After several attempts to back it up our oddly shaped driveway (it curves in the wrong spot causing people to sometimes end up stuck in the ditch at the bottom), he parked and got out. The troops converged and after a careful inspection decided it would work just fine. The next order of business? Explaining to JMumbo that we were not hooking up the water so he could pee in the camper’s toilet. A big disappointment in JMumbo’s world. Apparently this is something he has always wanted to do. Gotta love a kid with simple desires! He did convince me to sleep in the camper that night as it sat in our driveway. One of the hottest nights of the year during a week that was one of the hottest on record. There was an air conditioner, but even blowing full blast it had trouble making a dent in the heat. 3:30 am rolled around and a bathroom visit was in order. JMumbo commented that it was pretty warm in the camper and I pounced seeing my opening. I hustled him into the house where the central air had been running for four days. He did not protest and I settled into a soft and cool bed.

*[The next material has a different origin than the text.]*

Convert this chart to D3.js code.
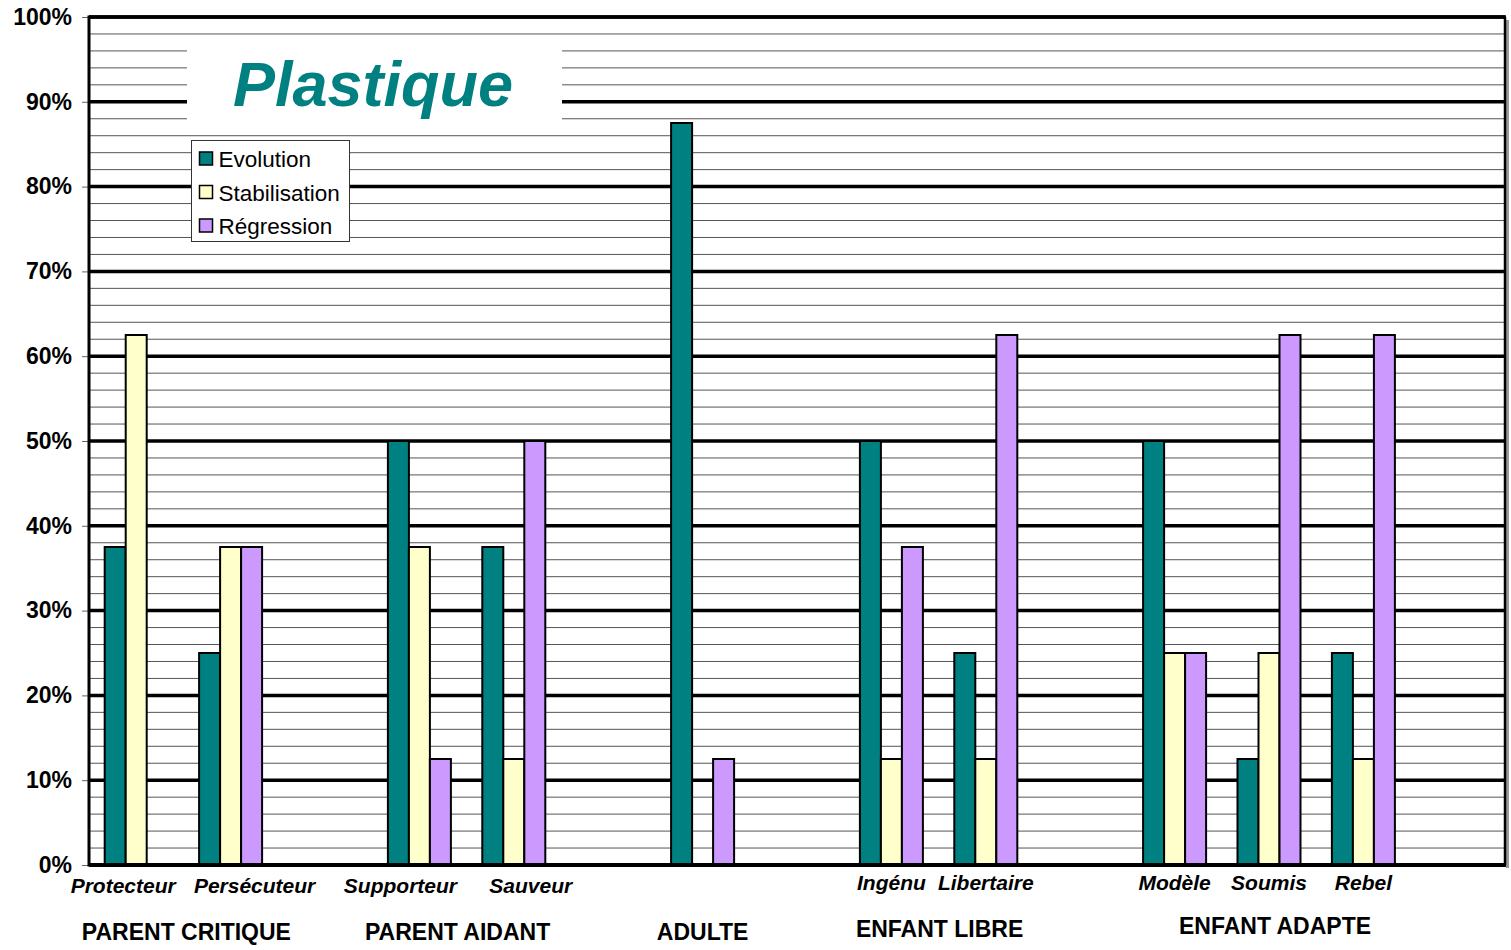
<!DOCTYPE html>
<html>
<head>
<meta charset="utf-8">
<script src="https://cdn.jsdelivr.net/npm/d3@7"></script>
<style>
  body { margin: 0; background: #fff; }
  text { font-family: Arial, "Liberation Sans", sans-serif; }
</style>
</head>
<body>
<script>
// slots along the x axis, "" = empty spacer slot (or no label)
var categories = ["Protecteur", "Persécuteur", "", "Supporteur", "Sauveur", "", "", "",
                  "Ingénu", "Libertaire", "", "Modèle", "Soumis", "Rebel", ""];
var evolution =     [37.5, 25,   null, 50,   37.5, null, 87.5, null, 50,   25,   null, 50, 12.5, 25,   null];
var stabilisation = [62.5, 37.5, null, 37.5, 12.5, null, 0,    null, 12.5, 12.5, null, 25, 25,   12.5, null];
var regression =    [0,    37.5, null, 12.5, 50,   null, 12.5, null, 37.5, 62.5, null, 25, 62.5, 62.5, null];

var seriesNames = ["Evolution", "Stabilisation", "Régression"];
var seriesColors = ["#008080", "#FFFFCC", "#CC99FF"];

var groupNames = ["PARENT CRITIQUE", "PARENT AIDANT", "ADULTE", "ENFANT LIBRE", "ENFANT ADAPTE"];
var groupFirst = [0, 3, 6, 8, 11];
var groupLast =  [1, 4, 6, 9, 13];

var yTicks = [0, 10, 20, 30, 40, 50, 60, 70, 80, 90, 100];
var title = "Plastique";

chart();

function chart()
{
    var width = 1511,
        height = 950;
    var left = 89, right = 1505, top = 17, bottom = 865;

    var svg = d3.select("body").append("svg")
        .attr("width", width)
        .attr("height", height);

    var x = d3.scaleBand()
        .domain(d3.range(categories.length))
        .range([left, right])
        .paddingInner(0.3326)
        .paddingOuter(0.1663);
    var xs = d3.scaleBand()
        .domain(seriesNames)
        .range([0, x.bandwidth()]);
    var y = d3.scaleLinear()
        .domain([0, 100])
        .range([bottom, top]);

    // shadow on the right of the plot area
    svg.append("rect")
        .attr("x", right + 1).attr("y", top + 3)
        .attr("width", 3).attr("height", bottom - top)
        .attr("fill", "#999");

    // minor gridlines every 2%
    svg.append("g").selectAll("line")
        .data(d3.range(2, 100, 2).filter(function (d) { return d % 10 != 0; }))
        .enter().append("line")
        .attr("x1", left).attr("x2", right)
        .attr("y1", function (d) { return y(d); })
        .attr("y2", function (d) { return y(d); })
        .attr("stroke", "#555")
        .attr("stroke-width", 1);

    // major gridlines
    svg.append("g").selectAll("line")
        .data(yTicks.slice(1))
        .enter().append("line")
        .attr("x1", left).attr("x2", right)
        .attr("y1", function (d) { return y(d); })
        .attr("y2", function (d) { return y(d); })
        .attr("stroke", "#000")
        .attr("stroke-width", 3.5);

    // y axis
    var yAxis = d3.axisLeft(y)
        .tickValues(yTicks)
        .tickSize(7)
        .tickPadding(10)
        .tickFormat(function (d) { return d + "%"; });
    var ya = svg.append("g")
        .attr("transform", "translate(" + left + ",0)")
        .call(yAxis);
    ya.select(".domain").remove();
    ya.selectAll(".tick line").attr("stroke", "#666");
    ya.selectAll(".tick text")
        .attr("font-size", 23)
        .attr("font-weight", "bold")
        .attr("font-family", "Arial, 'Liberation Sans', sans-serif")
        .attr("fill", "#000");

    // bars
    var series = [evolution, stabilisation, regression];
    series.forEach(function (vals, si)
    {
        svg.append("g").selectAll("rect")
            .data(vals.map(function (v, i) { return {i: i, v: v}; })
                .filter(function (d) { return d.v; }))
            .enter().append("rect")
            .attr("x", function (d) { return x(d.i) + xs(seriesNames[si]); })
            .attr("y", function (d) { return y(d.v); })
            .attr("width", xs.bandwidth())
            .attr("height", function (d) { return y(0) - y(d.v); })
            .attr("fill", seriesColors[si])
            .attr("stroke", "#000")
            .attr("stroke-width", 2);
    });

    // plot border
    svg.append("line")
        .attr("x1", right).attr("x2", right).attr("y1", top).attr("y2", bottom)
        .attr("stroke", "#000").attr("stroke-width", 2.5);
    svg.append("line")
        .attr("x1", left).attr("x2", left).attr("y1", top - 1.5).attr("y2", bottom + 1.5)
        .attr("stroke", "#000").attr("stroke-width", 3);
    svg.append("line")
        .attr("x1", left).attr("x2", right + 1).attr("y1", bottom).attr("y2", bottom)
        .attr("stroke", "#000").attr("stroke-width", 4);
    svg.append("line")
        .attr("x1", left).attr("x2", right + 1).attr("y1", top).attr("y2", top)
        .attr("stroke", "#000").attr("stroke-width", 3.5);

    // category labels (text boxes sit a little off the slot centres in the original)
    var nudge = {"Protecteur": -13, "Persécuteur": 24, "Supporteur": -19, "Sauveur": 17};
    svg.append("g").selectAll("text")
        .data(categories.map(function (c, i) { return {i: i, c: c}; })
            .filter(function (d) { return d.c; }))
        .enter().append("text")
        .attr("x", function (d) { return x(d.i) + x.bandwidth() / 2 + (nudge[d.c] || 0); })
        .attr("y", function (d) { return d.i < 6 ? 893 : 890; })
        .attr("text-anchor", "middle")
        .attr("font-size", 21)
        .attr("font-weight", "bold")
        .attr("font-style", "italic")
        .text(function (d) { return d.c; });

    // group labels
    var groupY = [940, 940, 940, 937, 934];
    var groupNudge = [3, -9, 0, 1, 6];
    svg.append("g").selectAll("text")
        .data(groupNames)
        .enter().append("text")
        .attr("x", function (d, i)
        {
            return (x(groupFirst[i]) + x(groupLast[i]) + x.bandwidth()) / 2 + groupNudge[i];
        })
        .attr("y", function (d, i) { return groupY[i]; })
        .attr("text-anchor", "middle")
        .attr("font-size", 23)
        .attr("font-weight", "bold")
        .text(function (d) { return d; });

    // title box
    svg.append("rect")
        .attr("x", 187).attr("y", 42)
        .attr("width", 375).attr("height", 86)
        .attr("fill", "#fff");
    svg.append("text")
        .attr("x", 373).attr("y", 106)
        .attr("text-anchor", "middle")
        .attr("font-size", 63)
        .attr("font-weight", "bold")
        .attr("font-style", "italic")
        .attr("fill", "#008080")
        .text(title);

    // legend
    var lg = svg.append("g").attr("transform", "translate(191.5,140.5)");
    lg.append("rect")
        .attr("width", 158).attr("height", 101)
        .attr("fill", "#fff")
        .attr("stroke", "#333")
        .attr("stroke-width", 1);
    var item = lg.selectAll(".item")
        .data(seriesNames)
        .enter().append("g")
        .attr("class", "item")
        .attr("transform", function (d, i) { return "translate(0," + (18.5 + i * 33.5) + ")"; });
    item.append("rect")
        .attr("x", 8).attr("y", -7)
        .attr("width", 13).attr("height", 13)
        .attr("fill", function (d, i) { return seriesColors[i]; })
        .attr("stroke", "#000")
        .attr("stroke-width", 1.5);
    item.append("text")
        .attr("x", 27).attr("y", 8)
        .attr("font-size", 22.5)
        .text(function (d) { return d; });
}
</script>
</body>
</html>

We packed the next morning, sweating the entire time, and headed out. No major mishaps along the way other than the realization that our Acadia probably wasn’t really the best choice to pull even this smaller camper. The road we travel has some mileage that hasn’t seen an asphalt truck in about 25 years. Living in a climate with below freezing temperatures five or more months of the year, you learn roads heave due to the ground underneath them freezing and thawing. Without regular maintenance they start to resemble a washboard. The small bumps are annoying, but not a hindrance, unless you are pulling a camper. I always wondered what it felt like when they described feeling like your belly button was being jerked from behind in books. Now I know. The camper took a few seconds to catch up with the Acadia every time we hit a bump in the road. A belly button jerk went with the catch up. Every time. It felt like an amusement park ride that you couldn’t get off.
A mile or so from the exit to the farm I called ahead for a parking spot. It needed to be close enough that we could plug in to a dedicated line and connect the water so JMumbo could fulfill that lifelong dream of peeing in a camper, but also open enough that we would just drive straight in and out. Once the words camper left my mouth, my uncle started to giggle. He seems to have spent a large portion of my life giggling at me. Once he giggled at Coach, the day he introduced himself as the guy who was marrying me. My uncle has a well-developed sense of humor. I should have known we wouldn’t slip quietly in and park. Sure enough, we pulled into the driveway and there was a welcome committee standing in the front lawn. I really wished we had an outside speaker so we could blare the Beverly Hillbillies theme song. My uncle waved us down the hill and we pulled up next to him, rolled down the window and Coach hummed a few notes from “Dueling Banjos”. I think my uncle is still giggling.